Valuing women’s work
Unequal pay or “pay inequity” can be measured in two ways. First, as a direct comparison between a male and female employee doing the same work but earning a different salary, including penalty rates, overtime and bonuses.
Secondly, it is measured by the difference in pay between industry sectors with a greater value placed on some types of work compared with others.
Traditionally, industries with a majority of female workers have attracted lower pay rates than male-dominated industries.
This difference in “value” is partly historical, emanating from a time when women were not regarded as “breadwinners” nor welcome in most parts of the workforce. “Women’s work” was, and still is, a term used to downplay the value of women’s skills.
Male-dominated industries have also traditionally been more industrially organized, with better pay and conditions hard won through decades of negotiation, disputes and legal rulings.

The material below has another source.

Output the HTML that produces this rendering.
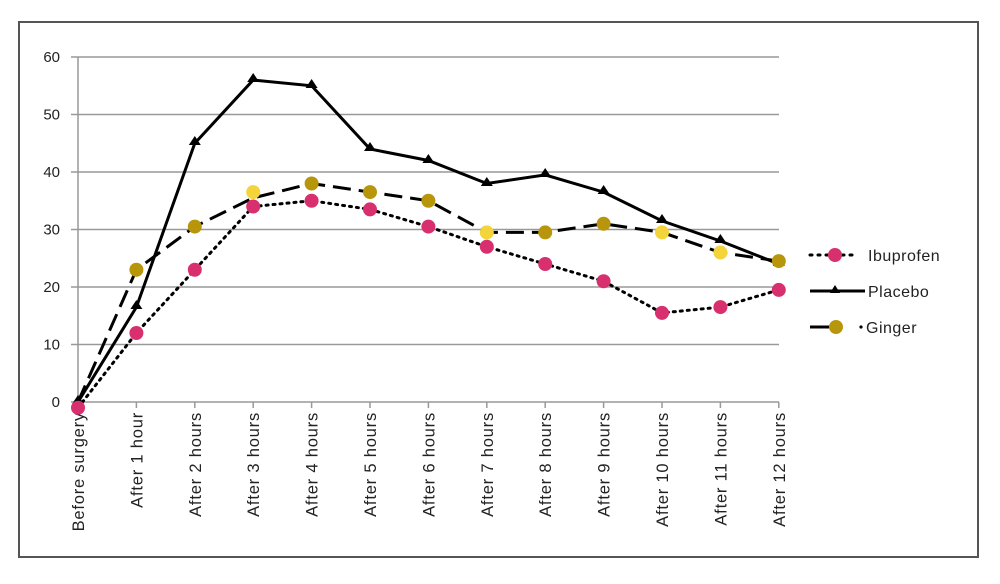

These historic differences and attitudes are still reflected in the pay packets of women and practices of many workplaces today, resulting in a persistent wage gap that remains stuck at 18% in 2010.
Equal Pay Case
As part of the ASU’s Respect campaign, we launched a landmark equal pay case in 2009 to secure equal pay for ASU members that work in the social and community services sector.
Despite performing highly skilled, complex and vital work, they are among the lowest paid workers in Australia, largely because their work has been historically viewed as “women’s work”.
The case is the first to test the new equal pay provisions of the Fair Work Act and we hope it will help establish an equal pay standard for other industries.